The decision by the town of Oak Bluffs to fly the Progress Pride flag this year during the month of June, joining the other towns that have already done this, has special significance to a lot of people, including myself. I was born in Oak Bluffs back in 1954. I was also born gay. Let me repeat that last sentence to make it crystal clear … I was born gay. I attended the Oak Bluffs Elementary School, and around seventh grade, when everyone’s sexual hormones start to kick in, I found that I was attracted to guys and not to girls. I may be unique in this, but that realization did not faze me in the least, and seemed perfectly natural. However, I also realized I had to keep this part of me a secret.
Soon I was in high school, hormones and all, with little I could do to act on any romantic desires I may have had. I attended our prom, the senior ball, and other social events with a girl on my arm because I loved to dance and socialize. Looking back, I feel particularly bad about one girl who had a serious crush on me, and whom I had to eventually “fend off” before it went too far. I am sure I hurt her feelings without ever being able to tell her why. I graduated from the Martha’s Vineyard Regional High School in 1973, never having or wanting a girlfriend. What I really wanted was impossible: a boyfriend. By the way, 1973 was same year that the American Psychiatric Association finally deduced that being gay was not a mental illness … something I could have told them if they had only bothered to ask.
Onward to college in Connecticut. In addition to a well-rounded liberal arts education, I came away from my four years at Wesleyan University with the nickname “Hal,” and with Dan Waters. Freshman year we were both rooming in the same dorm on separate floors. We met, became close friends, grew inseparable, fell deeply in love, and have been together ever since. Finding that perfect person with whom you know you want to spend the rest of your life is challenging under the best of circumstances. Being gay during that period in history, this became exponentially more difficult. Anyone growing up gay and reaching adolescence in the 1970s knew that, because of the not-so-subtle hatred and bigotry toward them, it was prudent to keep their sexuality hidden as best they could.
This created a distinct problem for young gays like me looking to find romance. Even with the best “gaydar,” it was nearly impossible to tell who else in college was batting for the same team. Back then, if you were totally crushing on some guy, your only option was to try a lot of very subtle flirting and horsing around at first, then very slowly you began taking some risks and getting a little less subtle.
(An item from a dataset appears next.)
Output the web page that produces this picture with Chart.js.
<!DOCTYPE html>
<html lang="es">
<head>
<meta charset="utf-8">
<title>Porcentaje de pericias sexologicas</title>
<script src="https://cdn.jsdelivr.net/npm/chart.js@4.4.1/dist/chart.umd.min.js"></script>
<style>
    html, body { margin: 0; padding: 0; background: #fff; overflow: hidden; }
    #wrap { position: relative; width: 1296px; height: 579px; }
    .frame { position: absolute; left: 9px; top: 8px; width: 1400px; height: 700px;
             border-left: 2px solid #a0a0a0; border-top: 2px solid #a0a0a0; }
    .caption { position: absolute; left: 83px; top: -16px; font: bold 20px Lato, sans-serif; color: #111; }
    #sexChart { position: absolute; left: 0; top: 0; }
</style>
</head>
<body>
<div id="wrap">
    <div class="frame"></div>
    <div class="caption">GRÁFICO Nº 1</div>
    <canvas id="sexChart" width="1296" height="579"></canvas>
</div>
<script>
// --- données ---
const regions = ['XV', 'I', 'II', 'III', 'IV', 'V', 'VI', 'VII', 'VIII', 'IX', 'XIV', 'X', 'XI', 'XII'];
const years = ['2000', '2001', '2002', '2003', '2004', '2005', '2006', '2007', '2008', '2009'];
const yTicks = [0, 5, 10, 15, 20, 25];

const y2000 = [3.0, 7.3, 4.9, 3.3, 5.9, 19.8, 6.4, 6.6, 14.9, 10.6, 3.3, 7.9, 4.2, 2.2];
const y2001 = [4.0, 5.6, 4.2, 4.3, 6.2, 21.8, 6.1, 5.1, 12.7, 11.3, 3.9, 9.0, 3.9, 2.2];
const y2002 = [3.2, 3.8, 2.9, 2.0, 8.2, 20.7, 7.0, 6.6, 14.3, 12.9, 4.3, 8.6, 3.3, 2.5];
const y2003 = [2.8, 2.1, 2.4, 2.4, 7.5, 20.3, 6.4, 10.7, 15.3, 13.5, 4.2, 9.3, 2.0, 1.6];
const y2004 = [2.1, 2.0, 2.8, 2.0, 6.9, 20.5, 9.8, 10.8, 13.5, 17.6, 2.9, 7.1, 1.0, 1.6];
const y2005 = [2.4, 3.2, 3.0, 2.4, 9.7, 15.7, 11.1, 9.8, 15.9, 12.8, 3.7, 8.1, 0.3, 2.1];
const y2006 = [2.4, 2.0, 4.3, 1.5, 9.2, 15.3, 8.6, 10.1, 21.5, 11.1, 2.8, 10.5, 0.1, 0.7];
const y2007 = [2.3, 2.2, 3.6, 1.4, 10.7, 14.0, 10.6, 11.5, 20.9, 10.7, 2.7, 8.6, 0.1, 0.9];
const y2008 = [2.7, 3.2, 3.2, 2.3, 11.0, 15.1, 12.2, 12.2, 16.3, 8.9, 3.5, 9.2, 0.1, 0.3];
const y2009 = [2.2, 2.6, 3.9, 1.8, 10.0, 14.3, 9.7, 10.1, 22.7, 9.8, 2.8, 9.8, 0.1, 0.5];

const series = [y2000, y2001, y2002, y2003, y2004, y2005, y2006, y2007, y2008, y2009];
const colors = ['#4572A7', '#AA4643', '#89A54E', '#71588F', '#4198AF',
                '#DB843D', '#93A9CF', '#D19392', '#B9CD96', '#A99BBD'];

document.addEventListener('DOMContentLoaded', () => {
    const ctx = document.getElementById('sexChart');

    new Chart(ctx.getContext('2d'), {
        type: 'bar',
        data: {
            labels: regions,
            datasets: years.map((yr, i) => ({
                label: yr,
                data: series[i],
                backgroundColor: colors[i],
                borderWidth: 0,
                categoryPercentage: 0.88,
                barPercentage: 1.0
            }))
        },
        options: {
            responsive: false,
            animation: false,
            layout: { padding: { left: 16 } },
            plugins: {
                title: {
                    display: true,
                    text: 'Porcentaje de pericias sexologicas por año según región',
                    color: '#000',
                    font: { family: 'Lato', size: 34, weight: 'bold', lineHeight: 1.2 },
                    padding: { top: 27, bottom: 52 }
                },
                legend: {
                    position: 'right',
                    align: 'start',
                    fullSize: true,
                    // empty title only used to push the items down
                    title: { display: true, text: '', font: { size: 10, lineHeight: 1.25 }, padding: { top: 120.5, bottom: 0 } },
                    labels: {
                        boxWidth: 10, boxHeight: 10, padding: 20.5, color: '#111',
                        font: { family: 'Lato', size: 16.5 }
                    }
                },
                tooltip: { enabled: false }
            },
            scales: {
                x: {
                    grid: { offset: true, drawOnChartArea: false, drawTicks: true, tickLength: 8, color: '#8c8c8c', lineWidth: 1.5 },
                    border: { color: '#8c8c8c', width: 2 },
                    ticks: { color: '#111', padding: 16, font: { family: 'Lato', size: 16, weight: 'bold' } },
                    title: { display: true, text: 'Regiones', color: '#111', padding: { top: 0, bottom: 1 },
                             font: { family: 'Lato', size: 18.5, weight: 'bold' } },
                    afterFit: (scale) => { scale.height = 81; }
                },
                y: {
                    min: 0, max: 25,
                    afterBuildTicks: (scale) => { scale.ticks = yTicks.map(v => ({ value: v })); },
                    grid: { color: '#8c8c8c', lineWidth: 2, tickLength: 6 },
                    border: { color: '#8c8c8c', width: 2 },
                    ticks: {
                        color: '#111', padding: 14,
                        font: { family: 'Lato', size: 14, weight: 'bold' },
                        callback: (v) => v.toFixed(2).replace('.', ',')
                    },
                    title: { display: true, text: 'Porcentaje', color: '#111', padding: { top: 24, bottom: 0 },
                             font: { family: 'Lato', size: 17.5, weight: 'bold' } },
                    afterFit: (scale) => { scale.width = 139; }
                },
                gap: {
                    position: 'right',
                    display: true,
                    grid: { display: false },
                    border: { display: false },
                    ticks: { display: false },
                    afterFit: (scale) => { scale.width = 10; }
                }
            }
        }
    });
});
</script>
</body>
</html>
Luckily it turned out that both Dan and I had serious crushes on each other early on, and were brave enough to quickly risk a lot less subtle flirting. That year we became a committed couple, and were roommates from sophomore year on. Even though we did our best to hide our relationship while in college, we did receive our fair share of gay slurs flung at us from a few less tolerant students who suspected we were more than just pals.
By 2004, Dan and I had been in a loving relationship for 30 years. Even with the ups and downs experienced by all couples, we never needed a piece of paper from town hall to keep us together. But now the commonwealth of Massachusetts was offering us the unprecedented opportunity to get married. It was saying that with this license and as simple a ceremony as we desired, our family could have the same legal rights and benefits as any other family. With one caveat — only as long as we stayed in Massachusetts. It wasn’t until 11 years later that same-sex marriage became legal across the country.
Fast-forward to today. Raising this newly reimagined Pride flag at Ocean Park has renewed my respect for the town in which I grew up. I cannot help but be nostalgic for the original rainbow flag that was a source of pride, hope, and inspiration to me as I journeyed through life. However, this new Progress Pride flag now recognizes and celebrates the strong bond between the alphabet soup of the LGBTQIA+ community and people of color, all of whose struggles and activism have played a crucial part in getting every one of us to where we are today. Though we have indeed come a long way, it is amazing how much is still at stake. We are at a crucial moment in our country’s history where some personal liberties are being ruthlessly taken away, and others are hanging in the balance.
I do not pretend to speak for everyone represented in this flag, and can only share my experiences as a gay man. In our younger days during the AIDS crisis, the slogan for gays to live by was “Silence = Death,” meaning, among other things, that all gay people should stop hiding and become a visible part of society, or nothing would change. That was a very tall order for that time, and sad to say, is still a bit of a tall order for some people even now. Dan and I have never hidden the fact that we were a gay couple, and many of you have known us as friends, neighbors, colleagues, and contributing members to the community. We are mostly private people, but my hope in writing this Op-Ed piece was that our story might help bring a new and positive understanding to this confusing and often divisive issue by putting a human face on it. Because silence still does equal death.
A lifelong Islander, Hal Garneau Jr. has worked at Bunch of Grapes Bookstore, Goodale Construction Co., the Indian Hill Press, and the Vineyard Haven Public Library. Currently retired, he frequently lectures on the history of Oak Bluffs.